Lavoro ai giovani
Restano troppi nodi

I giovani disoccupati continuano a crescere. Insieme alle donne, sono l’anello debole della crisi scatenata dall’emergenza Covid (i primi a saltare sono stati proprio i contratti a termine). Se infatti, secondo gli ultimi dati Istat, ad agosto aumenta il numero degli occupati dipendenti e autonomi (ma non basta per riequilibrare il calo causato dalla pandemia), la disoccupazione giovanile è in aumento. Per la fascia d’età 15-24 il tasso cresce al 32,1 per cento, con un più 0,3 per cento rispetto a luglio. Con il termine disoccupazione giovanile ci si riferisce a quei ragazzi che non studiano e non lavorano, ma sono in ricerca attiva di un’occupazione. Il problema riguarda soprattutto il Mezzogiorno, ma non solo. Le due peggiori regioni sono Campania e Sicilia, dove la disoccupazione giovanile tocca punte del 70 per cento. La migliore è il Trentino Alto Adige, la regione della formazione-lavoro e dei contratti di apprendistato, che scende al 15 per cento.

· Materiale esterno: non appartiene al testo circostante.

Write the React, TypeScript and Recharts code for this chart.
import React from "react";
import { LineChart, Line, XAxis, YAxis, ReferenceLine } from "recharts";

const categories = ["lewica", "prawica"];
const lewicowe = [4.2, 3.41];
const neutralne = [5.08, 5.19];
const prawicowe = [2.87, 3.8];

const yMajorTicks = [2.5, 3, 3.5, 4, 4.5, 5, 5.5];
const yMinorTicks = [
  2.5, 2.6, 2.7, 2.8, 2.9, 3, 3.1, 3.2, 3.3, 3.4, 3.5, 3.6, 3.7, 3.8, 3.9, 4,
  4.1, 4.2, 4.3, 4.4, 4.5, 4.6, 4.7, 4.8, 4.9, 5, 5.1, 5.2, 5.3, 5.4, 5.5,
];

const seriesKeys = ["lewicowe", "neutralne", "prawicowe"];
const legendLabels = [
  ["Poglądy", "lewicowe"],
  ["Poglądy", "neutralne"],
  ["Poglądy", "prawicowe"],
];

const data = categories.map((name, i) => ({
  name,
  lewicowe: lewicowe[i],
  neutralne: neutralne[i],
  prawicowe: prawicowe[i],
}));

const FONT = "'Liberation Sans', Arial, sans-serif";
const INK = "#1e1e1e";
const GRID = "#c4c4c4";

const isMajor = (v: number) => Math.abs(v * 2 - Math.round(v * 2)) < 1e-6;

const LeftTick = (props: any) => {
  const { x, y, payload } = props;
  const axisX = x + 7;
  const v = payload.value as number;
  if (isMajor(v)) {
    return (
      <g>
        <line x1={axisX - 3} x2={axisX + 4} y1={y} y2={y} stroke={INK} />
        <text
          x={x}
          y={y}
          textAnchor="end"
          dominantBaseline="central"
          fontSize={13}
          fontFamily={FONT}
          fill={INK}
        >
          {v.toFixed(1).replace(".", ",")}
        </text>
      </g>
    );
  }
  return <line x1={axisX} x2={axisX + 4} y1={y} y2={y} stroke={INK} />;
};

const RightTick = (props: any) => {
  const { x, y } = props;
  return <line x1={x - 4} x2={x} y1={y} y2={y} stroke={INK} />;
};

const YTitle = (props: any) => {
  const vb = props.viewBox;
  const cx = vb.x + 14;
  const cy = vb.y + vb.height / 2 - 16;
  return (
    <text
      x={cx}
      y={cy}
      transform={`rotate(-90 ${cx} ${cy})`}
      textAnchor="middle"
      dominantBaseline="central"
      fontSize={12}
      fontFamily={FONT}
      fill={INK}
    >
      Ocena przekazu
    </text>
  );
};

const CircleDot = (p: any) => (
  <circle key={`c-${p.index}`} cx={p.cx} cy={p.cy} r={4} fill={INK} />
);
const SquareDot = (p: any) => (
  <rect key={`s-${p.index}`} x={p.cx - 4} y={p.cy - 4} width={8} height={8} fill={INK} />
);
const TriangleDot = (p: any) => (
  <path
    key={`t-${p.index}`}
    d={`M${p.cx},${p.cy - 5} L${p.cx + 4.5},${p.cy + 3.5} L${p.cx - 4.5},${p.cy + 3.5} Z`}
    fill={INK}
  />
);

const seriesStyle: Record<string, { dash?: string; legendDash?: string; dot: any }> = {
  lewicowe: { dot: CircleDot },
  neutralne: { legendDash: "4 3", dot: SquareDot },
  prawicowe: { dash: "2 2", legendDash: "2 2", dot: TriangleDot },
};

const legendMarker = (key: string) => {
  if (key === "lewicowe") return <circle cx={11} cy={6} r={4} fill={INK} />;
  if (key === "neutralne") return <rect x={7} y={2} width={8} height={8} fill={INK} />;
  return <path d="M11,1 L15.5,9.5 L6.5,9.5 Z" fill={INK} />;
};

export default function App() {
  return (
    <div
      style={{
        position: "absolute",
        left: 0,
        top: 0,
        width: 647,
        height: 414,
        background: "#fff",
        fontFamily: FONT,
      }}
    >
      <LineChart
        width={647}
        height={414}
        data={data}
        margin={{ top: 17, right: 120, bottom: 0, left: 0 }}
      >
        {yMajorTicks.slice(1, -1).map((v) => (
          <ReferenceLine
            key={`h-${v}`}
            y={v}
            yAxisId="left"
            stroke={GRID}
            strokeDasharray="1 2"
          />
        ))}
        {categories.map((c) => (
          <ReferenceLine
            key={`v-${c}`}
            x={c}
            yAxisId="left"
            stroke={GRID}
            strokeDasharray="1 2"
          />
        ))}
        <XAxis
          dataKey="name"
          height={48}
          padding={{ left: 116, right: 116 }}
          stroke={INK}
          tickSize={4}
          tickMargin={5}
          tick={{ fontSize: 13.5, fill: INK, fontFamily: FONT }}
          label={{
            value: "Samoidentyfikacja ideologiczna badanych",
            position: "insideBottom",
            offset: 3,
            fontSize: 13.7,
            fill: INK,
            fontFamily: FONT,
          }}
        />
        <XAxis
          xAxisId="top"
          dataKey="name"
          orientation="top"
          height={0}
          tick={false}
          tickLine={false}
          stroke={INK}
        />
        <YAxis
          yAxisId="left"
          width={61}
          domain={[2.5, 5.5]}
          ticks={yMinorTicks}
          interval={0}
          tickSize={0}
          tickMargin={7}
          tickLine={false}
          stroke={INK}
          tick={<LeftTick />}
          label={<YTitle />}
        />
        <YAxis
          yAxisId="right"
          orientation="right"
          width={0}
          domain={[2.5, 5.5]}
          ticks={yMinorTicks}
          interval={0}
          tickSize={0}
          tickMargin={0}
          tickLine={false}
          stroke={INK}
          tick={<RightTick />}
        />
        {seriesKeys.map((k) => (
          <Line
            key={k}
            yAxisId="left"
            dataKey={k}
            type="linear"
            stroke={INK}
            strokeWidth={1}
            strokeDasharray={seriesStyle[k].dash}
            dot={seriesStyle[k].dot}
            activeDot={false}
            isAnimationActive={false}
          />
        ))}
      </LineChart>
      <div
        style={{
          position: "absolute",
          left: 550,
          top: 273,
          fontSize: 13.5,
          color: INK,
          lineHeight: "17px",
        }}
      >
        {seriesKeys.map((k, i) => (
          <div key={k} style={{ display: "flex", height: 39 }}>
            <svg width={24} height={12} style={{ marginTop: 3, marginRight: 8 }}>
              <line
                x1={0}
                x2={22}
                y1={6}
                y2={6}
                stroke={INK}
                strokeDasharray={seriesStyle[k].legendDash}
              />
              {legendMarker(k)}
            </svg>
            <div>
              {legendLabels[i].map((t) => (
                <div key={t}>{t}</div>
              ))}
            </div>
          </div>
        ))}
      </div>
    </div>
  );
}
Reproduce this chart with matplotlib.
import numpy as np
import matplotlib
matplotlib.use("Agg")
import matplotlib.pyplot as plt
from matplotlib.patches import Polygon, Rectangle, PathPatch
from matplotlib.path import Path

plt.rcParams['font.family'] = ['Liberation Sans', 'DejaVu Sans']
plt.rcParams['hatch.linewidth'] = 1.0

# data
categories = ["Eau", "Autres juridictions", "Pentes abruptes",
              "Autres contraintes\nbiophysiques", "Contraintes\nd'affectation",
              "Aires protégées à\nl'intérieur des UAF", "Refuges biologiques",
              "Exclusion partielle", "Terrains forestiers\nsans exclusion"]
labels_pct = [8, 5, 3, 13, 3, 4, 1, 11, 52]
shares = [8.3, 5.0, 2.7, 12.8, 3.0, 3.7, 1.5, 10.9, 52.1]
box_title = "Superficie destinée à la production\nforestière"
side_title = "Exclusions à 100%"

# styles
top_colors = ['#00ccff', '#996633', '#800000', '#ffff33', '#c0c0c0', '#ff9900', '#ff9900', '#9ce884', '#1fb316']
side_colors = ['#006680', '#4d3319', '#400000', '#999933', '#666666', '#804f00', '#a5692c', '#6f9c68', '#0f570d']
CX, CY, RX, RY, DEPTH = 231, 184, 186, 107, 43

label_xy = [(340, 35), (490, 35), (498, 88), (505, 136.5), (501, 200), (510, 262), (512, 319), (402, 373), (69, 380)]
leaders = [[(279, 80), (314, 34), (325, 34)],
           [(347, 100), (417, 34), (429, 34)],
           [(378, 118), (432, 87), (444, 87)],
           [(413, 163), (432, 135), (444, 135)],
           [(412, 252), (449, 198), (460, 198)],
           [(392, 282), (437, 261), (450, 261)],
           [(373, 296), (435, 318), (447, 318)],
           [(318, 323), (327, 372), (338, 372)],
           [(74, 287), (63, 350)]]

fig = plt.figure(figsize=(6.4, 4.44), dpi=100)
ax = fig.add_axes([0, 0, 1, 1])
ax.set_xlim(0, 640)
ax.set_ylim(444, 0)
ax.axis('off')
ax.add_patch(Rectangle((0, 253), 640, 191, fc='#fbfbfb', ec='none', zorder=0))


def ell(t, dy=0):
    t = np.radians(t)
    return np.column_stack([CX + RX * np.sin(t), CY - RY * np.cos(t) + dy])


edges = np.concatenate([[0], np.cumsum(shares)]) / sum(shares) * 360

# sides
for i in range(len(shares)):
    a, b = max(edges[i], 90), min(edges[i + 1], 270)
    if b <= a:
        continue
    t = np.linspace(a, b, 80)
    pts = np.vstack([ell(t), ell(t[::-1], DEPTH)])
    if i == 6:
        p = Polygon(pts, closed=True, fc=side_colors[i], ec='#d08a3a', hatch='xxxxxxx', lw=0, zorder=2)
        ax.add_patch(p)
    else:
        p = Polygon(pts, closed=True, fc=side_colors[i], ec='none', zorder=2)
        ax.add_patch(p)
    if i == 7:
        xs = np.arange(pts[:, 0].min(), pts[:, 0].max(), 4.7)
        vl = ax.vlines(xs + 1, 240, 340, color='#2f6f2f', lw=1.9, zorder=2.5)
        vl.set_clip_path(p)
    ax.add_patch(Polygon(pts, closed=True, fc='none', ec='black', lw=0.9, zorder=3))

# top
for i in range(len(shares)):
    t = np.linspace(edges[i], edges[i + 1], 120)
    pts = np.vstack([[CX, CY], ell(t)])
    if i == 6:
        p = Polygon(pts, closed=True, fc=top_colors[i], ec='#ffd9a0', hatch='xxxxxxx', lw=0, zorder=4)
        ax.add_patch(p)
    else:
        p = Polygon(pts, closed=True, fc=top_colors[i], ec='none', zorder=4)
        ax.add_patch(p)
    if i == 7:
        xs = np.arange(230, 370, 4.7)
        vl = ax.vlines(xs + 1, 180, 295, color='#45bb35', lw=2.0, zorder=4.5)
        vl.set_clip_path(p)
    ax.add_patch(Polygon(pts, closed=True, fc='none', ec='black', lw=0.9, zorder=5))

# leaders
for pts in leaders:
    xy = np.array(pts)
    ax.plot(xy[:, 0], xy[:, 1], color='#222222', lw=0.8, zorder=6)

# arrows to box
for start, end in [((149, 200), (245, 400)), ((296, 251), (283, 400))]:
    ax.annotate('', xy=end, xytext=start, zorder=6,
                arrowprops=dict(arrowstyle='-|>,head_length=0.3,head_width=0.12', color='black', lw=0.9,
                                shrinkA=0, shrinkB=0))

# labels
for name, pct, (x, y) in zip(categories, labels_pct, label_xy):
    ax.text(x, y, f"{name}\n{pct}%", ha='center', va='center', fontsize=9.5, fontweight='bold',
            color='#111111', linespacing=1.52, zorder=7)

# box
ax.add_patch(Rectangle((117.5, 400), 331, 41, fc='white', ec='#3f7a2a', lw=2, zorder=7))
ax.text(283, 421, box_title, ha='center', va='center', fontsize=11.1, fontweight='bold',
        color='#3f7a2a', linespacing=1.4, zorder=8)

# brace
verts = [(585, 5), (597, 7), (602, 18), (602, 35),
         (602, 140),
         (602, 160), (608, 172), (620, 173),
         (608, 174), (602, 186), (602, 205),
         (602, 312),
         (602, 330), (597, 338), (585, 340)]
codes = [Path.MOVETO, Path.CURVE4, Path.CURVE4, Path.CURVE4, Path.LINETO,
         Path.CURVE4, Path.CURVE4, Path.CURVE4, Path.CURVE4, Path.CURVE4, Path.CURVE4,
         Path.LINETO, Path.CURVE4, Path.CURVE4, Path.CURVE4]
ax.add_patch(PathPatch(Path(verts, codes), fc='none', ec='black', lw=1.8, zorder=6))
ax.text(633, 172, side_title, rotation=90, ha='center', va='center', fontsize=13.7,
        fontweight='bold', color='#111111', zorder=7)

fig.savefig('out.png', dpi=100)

A Bolzano è addirittura al 9 per cento. In Europa la media della disoccupazione giovanile fra tutti i Paesi, considerando la fascia di età 15-29 anni, è del 12,5 per cento. Il peggior Stato europeo per disoccupazione giovanile è la Grecia, con un tasso vicino al 40 per cento. Seguono la Spagna, al 32,7 e l’Italia, al 31,4 per cento. Il miglior risultato, invece, si registra in una nazione del gruppo di Visegrad, la Repubblica Ceca, con circa il due per cento. Seguono la Polonia, con il 2,9 per cento, e l’Olanda, con il 3 per cento.

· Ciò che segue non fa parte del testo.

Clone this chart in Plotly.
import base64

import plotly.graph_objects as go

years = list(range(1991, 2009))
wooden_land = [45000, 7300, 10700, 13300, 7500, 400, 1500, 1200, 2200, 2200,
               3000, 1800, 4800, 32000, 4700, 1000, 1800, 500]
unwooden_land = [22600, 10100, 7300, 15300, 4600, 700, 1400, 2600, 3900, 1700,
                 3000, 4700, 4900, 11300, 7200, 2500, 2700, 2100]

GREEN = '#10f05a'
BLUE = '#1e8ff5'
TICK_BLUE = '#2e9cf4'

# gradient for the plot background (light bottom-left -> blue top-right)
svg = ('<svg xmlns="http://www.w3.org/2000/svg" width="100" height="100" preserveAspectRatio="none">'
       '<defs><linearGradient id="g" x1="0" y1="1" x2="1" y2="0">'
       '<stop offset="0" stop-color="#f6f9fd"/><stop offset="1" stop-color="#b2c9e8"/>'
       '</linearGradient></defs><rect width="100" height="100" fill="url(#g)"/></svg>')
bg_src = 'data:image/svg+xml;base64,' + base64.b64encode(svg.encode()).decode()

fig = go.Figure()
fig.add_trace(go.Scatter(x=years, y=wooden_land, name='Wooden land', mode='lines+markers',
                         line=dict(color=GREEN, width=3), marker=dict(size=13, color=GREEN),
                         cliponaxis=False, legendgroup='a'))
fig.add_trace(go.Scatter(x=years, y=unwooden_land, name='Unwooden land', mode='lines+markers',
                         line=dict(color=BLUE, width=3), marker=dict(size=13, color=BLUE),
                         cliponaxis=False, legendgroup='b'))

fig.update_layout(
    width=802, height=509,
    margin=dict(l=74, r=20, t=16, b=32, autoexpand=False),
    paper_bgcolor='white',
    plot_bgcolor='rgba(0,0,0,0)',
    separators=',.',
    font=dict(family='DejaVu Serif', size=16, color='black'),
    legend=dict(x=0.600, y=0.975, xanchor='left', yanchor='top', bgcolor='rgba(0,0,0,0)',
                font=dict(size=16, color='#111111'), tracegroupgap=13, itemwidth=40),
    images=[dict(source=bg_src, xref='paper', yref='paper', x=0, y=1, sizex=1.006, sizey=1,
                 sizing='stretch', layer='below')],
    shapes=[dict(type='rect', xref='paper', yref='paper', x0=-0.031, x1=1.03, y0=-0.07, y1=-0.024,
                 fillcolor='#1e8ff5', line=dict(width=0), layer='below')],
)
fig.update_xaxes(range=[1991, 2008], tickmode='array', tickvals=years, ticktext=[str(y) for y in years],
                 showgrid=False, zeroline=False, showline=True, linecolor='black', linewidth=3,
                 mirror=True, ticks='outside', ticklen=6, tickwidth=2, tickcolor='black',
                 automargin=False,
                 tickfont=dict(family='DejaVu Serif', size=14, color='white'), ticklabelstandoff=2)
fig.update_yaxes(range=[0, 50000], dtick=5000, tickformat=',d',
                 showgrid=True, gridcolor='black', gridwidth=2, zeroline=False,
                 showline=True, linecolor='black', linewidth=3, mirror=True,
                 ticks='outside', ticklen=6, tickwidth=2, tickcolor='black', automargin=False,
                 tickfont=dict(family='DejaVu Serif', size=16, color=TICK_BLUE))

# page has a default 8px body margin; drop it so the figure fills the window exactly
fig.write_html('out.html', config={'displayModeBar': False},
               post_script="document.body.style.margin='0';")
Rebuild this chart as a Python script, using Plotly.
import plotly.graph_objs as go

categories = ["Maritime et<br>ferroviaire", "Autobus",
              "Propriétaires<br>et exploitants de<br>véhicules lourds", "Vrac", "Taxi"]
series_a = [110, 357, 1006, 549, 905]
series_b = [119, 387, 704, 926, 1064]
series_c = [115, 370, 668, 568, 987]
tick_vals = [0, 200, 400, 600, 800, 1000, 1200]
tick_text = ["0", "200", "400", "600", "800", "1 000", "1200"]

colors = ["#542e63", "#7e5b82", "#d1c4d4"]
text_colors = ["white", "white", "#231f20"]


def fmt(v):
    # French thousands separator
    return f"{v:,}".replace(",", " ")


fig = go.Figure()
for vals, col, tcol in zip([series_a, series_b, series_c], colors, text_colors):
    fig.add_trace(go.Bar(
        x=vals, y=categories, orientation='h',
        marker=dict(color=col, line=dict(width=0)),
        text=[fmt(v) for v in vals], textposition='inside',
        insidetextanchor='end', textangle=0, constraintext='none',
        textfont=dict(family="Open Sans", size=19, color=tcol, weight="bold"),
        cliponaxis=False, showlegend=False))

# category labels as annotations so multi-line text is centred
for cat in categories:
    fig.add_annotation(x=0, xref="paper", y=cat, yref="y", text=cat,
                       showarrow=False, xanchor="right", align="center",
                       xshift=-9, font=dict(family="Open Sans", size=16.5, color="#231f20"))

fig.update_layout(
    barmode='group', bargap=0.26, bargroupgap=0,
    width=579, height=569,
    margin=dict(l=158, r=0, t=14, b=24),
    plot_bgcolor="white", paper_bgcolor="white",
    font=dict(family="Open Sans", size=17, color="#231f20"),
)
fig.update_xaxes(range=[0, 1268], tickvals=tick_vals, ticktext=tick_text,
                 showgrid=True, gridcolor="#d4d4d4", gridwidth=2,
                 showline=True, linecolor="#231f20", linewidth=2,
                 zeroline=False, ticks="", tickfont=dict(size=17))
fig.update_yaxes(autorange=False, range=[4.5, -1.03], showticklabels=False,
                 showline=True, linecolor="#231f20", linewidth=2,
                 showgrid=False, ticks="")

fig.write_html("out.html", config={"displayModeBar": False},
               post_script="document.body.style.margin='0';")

Non dobbiamo dimenticare che la disoccupazione giovanile, soprattutto al Sud, può anche essere la spia della diffusione del lavoro illegale.

La pratica di prendere persone a lavorare in officina, in cantiere o in fabbrica in nero, soprattutto al fine di evadere le tasse, è molto diffusa in Italia, soprattutto nel Meridione. Inoltre, in un Paese con tante aziende a conduzione familiare, spesso i ragazzi iniziano in maniera «informale» nell’azienda di papà, per poi essere messi in regola in un secondo momento. Il sommerso di fatto altera non poco, in particolare in Italia, i dati della disoccupazione, che resta alta.

Quali le cause e i rimedi, al di là di queste considerazioni? La prima è che naturalmente non ci potrà essere un robusto aumento dell’occupazione giovanile senza la ripresa economica e senza risorse destinate a questa fascia generazionale. I fondi a disposizione del Recovery Plan fanno sperare. Il ministro Gualtieri stima una ripresa per il 2021 addirittura del sei per cento di Pil, grazie a due manovre espansive che non terranno conto del deficit. Gualtieri si è anche detto fiducioso riguardo alla trattativa per il Next Generation Eu (il piano per la ripresa in Europa da 750 miliardi). Taglio del cuneo fiscale e revisione degli incentivi per le famiglie saranno invece due punti della riforma del fisco. Vi sono poi delle cause per così dire «strutturali» che vanno rimosse. Non esistono allo stato attuale particolari politiche per favorire l’occupazione giovanile (vedremo quando il Governo presenterà un piano più dettagliato di ripresa che è tenuto a inviare a Bruxelles entro metà ottobre). Inoltre l’innalzamento dell’età pensionabile e il sistema di calcolo contributivo non favoriscono certo le giovani generazioni. In Italia la staffetta generazionale non c’è, o quanto meno non funziona. Vi è poi il problema del reddito di cittadinanza. Forse è il caso di avviare un dibattito sul loro funzionamento (che esiste in tutta Europa, beninteso, ma con altre cifre, altri sistemi di Welfare e altro contesto industriale) e sulla loro azione «frenante» sull’occupazione. Molti esercenti o imprenditori si lamentano di non trovare personale poiché la differenza col reddito di cittadinanza non è poi così ampia e dunque per il giovane che si affaccia sul mercato del lavoro non vale la pena. Per non parlare di coloro che per non perdere il beneficio chiedono solo lavori in nero. Pochi, a parte i «navigator» hanno trovato un’occupazione grazie a questo provvedimento.